→ What to do: Look through the data and write out every line with the word "chart" in it.

→ Entries shown:
━━━━━━━━━━━━━━━━━━━━

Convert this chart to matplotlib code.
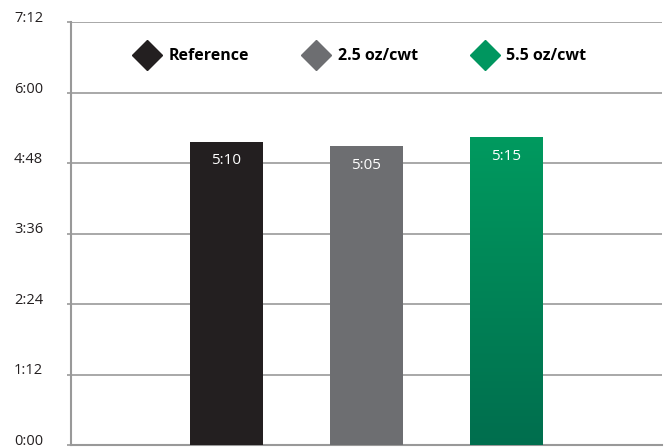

━━━━━━━━━━━━━━━━━━━━

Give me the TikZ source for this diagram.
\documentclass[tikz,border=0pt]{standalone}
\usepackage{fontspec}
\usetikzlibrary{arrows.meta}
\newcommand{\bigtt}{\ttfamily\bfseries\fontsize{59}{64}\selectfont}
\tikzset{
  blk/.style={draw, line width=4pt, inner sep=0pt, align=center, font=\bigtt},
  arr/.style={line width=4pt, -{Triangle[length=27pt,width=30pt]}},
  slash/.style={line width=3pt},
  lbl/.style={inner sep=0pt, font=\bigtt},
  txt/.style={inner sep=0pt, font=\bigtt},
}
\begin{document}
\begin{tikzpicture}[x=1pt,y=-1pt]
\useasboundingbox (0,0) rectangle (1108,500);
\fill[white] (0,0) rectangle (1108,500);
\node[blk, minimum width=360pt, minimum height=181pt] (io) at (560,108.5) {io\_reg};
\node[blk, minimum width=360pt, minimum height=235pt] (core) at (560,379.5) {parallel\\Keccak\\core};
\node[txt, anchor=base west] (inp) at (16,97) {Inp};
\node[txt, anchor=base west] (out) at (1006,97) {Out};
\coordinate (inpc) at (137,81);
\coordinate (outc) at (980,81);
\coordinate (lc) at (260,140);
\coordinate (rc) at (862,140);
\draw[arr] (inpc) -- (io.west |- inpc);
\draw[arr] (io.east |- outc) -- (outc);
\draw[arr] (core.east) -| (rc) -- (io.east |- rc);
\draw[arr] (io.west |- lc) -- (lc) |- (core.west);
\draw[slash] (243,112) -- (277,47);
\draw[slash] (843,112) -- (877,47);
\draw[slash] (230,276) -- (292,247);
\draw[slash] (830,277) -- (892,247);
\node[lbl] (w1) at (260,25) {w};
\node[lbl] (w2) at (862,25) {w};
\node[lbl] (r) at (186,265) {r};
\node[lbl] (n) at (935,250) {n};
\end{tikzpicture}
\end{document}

━━━━━━━━━━━━━━━━━━━━

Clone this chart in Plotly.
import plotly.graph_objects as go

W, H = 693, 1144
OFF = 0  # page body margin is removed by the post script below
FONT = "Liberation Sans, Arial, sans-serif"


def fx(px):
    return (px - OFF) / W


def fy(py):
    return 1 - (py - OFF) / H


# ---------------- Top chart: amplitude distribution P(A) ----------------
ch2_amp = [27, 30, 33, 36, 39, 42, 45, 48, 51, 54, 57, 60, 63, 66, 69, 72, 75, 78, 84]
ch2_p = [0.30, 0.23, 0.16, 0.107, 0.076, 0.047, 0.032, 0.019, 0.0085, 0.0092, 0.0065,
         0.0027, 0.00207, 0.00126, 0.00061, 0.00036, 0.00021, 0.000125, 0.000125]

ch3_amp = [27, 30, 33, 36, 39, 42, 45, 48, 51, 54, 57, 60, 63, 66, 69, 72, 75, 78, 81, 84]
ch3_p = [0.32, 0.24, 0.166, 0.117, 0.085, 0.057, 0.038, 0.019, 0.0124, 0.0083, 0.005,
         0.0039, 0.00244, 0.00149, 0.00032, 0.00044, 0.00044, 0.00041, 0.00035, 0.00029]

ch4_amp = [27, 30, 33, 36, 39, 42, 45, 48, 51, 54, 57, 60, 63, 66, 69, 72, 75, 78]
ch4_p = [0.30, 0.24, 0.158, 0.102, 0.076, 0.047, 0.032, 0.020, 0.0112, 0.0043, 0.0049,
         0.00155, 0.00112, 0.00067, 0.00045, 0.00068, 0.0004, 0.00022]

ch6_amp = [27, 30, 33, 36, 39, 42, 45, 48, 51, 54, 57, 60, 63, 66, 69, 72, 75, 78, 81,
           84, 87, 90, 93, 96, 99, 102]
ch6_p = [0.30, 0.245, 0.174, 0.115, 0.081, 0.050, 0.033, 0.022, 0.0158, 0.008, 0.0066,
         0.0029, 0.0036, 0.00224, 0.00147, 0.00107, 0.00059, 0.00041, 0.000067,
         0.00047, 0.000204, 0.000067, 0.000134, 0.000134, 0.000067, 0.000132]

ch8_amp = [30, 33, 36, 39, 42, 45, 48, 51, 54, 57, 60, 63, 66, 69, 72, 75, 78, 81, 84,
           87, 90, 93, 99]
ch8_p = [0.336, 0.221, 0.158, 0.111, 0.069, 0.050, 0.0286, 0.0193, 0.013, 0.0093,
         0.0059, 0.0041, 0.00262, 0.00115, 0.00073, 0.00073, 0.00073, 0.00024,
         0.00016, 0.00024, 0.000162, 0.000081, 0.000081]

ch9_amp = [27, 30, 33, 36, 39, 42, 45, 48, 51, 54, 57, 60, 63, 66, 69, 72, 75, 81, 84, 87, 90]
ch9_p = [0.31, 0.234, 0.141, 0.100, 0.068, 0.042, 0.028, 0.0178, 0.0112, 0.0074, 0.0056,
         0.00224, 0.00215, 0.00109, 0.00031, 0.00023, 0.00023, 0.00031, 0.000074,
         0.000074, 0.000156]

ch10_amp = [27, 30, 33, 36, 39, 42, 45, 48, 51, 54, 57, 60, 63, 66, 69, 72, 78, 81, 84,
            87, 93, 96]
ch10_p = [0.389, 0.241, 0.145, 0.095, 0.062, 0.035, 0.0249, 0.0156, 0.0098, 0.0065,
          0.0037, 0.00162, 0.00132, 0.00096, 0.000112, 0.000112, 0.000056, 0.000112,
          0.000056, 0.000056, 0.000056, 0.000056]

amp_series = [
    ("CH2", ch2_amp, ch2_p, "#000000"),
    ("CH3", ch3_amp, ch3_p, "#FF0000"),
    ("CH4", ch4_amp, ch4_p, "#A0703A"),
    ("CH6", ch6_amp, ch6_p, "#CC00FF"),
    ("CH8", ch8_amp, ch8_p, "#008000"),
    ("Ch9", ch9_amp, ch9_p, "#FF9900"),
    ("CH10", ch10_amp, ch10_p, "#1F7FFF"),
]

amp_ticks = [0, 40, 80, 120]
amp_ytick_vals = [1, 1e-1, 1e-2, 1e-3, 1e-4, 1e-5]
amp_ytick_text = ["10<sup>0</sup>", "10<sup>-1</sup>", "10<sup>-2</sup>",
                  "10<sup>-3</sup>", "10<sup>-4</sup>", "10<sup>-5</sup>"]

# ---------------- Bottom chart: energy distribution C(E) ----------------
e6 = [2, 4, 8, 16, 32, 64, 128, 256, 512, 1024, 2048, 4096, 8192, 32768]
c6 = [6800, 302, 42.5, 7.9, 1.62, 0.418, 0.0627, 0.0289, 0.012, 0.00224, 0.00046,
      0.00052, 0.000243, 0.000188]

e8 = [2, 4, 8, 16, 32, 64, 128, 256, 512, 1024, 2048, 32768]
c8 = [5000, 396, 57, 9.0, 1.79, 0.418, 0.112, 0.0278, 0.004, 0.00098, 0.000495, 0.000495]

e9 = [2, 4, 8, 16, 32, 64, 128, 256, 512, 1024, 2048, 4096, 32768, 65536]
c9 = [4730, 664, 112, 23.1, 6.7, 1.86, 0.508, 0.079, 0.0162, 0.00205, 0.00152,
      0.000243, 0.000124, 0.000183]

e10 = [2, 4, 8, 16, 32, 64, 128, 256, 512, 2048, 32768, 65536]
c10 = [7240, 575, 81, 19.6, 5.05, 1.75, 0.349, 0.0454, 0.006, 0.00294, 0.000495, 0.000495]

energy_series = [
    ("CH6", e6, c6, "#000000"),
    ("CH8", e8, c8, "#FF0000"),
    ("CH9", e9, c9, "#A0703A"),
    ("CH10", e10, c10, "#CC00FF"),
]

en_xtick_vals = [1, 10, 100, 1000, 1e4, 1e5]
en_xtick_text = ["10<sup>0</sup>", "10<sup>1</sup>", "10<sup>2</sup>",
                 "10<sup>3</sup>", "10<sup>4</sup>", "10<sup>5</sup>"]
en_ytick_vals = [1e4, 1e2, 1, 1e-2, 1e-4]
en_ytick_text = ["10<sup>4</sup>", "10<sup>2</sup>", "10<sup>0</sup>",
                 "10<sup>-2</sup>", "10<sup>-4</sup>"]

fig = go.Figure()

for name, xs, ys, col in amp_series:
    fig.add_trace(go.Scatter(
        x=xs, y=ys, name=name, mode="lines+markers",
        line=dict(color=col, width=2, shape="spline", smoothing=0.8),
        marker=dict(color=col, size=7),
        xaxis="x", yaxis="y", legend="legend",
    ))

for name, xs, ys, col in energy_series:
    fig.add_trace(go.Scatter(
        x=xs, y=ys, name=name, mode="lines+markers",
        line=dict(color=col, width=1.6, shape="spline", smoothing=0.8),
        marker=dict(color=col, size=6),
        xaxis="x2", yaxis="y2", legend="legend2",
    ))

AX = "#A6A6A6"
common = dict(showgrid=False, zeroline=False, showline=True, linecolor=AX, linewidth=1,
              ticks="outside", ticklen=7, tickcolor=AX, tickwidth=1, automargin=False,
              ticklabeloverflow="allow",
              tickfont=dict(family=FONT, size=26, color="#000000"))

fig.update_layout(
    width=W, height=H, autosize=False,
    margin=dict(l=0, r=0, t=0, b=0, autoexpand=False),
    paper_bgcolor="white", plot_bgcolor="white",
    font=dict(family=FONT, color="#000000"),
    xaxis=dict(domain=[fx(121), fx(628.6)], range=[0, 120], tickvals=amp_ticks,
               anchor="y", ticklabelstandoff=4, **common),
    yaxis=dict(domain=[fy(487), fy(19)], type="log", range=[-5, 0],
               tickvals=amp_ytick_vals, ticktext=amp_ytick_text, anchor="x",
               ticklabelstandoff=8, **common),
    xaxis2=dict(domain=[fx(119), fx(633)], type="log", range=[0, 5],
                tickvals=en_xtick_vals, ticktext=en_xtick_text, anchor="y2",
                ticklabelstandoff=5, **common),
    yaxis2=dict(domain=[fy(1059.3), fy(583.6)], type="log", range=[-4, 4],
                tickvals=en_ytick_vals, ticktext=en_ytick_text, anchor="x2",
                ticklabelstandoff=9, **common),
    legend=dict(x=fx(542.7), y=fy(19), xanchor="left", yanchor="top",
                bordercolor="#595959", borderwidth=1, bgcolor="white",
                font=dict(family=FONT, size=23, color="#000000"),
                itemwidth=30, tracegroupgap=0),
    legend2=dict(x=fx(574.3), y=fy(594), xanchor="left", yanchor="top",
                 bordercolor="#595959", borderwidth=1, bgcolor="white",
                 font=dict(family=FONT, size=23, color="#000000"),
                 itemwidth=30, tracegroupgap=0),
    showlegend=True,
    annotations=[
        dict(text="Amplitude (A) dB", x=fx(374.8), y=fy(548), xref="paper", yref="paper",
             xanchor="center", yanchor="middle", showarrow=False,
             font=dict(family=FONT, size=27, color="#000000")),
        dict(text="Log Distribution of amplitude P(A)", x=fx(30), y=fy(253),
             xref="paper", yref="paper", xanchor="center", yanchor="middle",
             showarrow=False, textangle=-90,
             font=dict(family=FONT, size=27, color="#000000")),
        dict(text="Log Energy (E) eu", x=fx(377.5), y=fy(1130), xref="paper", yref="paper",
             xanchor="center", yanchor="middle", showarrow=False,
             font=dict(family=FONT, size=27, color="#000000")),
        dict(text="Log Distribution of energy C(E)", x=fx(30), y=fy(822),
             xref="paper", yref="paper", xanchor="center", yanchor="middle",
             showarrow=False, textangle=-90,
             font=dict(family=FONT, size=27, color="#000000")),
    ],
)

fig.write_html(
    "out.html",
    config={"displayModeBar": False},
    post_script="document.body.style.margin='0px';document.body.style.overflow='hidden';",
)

━━━━━━━━━━━━━━━━━━━━

→ Task answer:
Convert this chart to matplotlib code.
Clone this chart in Plotly.
# ---------------- Top chart: amplitude distribution P(A) ----------------
# ---------------- Bottom chart: energy distribution C(E) ----------------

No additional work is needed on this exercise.